(Kapatılan)13. Ceza Dairesi 2013/4353 E. , 2013/5856 K.
"İçtihat Metni"MAHKEMESİ :Asliye Ceza Mahkemesi
SUÇ : Hırsızlık
HÜKÜM : Mahkumiyet
Mahalli mahkemece verilen hüküm temyiz edilmekle dosya incelenerek, gereği düşünüldü:
A- Sanıklar ..., ... ve ... hakkında hırsızlık, konut dokunulmazlığını ihlal ve mala zarar verme; suça sürüklenen çocuk ... hakkında hırsızlık suçlarından kurulan hükümlerin temyiz incelemesinde;
Sanıklar ..., ..., ... ve suça sürüklenen çocuk ... hakkındaki 05.11.2004 gün ve 2003/14-2004/1178 sayılı hükmün kesinleşmesinden sonra aynı dosyada sanık ...’na ilişkin ilk hükmün, bu sanık tarafından temyiz edildiği, Yargıtay C.Başsavcılığınca 13.10.2005 tarihinde, 01.06.2005 tarihinde yürürlüğe giren yasalar uyarınca değerlendirilmesi için dosyanın iade edilerek mahkemesine gönderilmesi üzerine ..., ..., ... ve ... hakkındaki önceki hükmün temyiz edilmeksizin kesinleştiğinin anlaşılması karşısında; ayrıntıları Yargıtay Ceza Genel Kurulu"nun 18.09.2007 tarih ve 2007/125-186 sayılı kararında açıklandığı gibi adı geçen hükümlüler hakkındaki temyiz edilmeden kesinleşen ilk hüküm, ancak suç tarihinden sonra yürürlüğe giren yasalar yönünden uyarlama yargısının konusu olabilir ve genel yargı ile uyarlama yargısı birlikte yürütülemez.
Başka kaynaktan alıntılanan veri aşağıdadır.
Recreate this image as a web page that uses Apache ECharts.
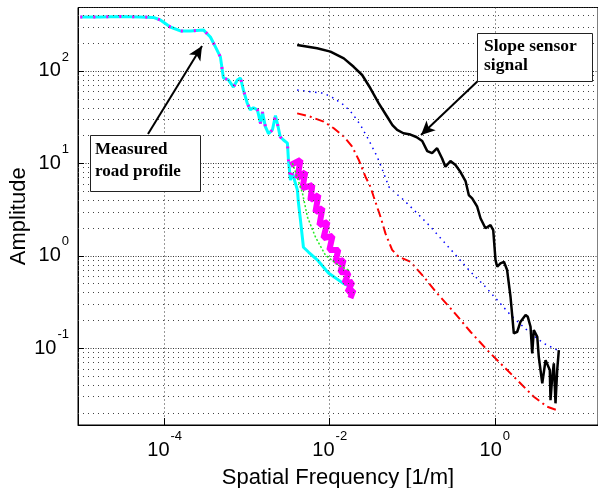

Hakkında verilen hüküm kesinleşmiş olan ..., ..., ... ve ...’nun tekrar yargılanma sürecine dahil edilerek, 2. hükmün kurulduğu anlaşılmaktadır. Kurulan bu ikinci hüküm, hukuki değerden yoksun ve yok hükmünde olduğundan, hukuken varlık kazanmayan bir kararın temyiz davasına konu edilmesi de mümkün değildir.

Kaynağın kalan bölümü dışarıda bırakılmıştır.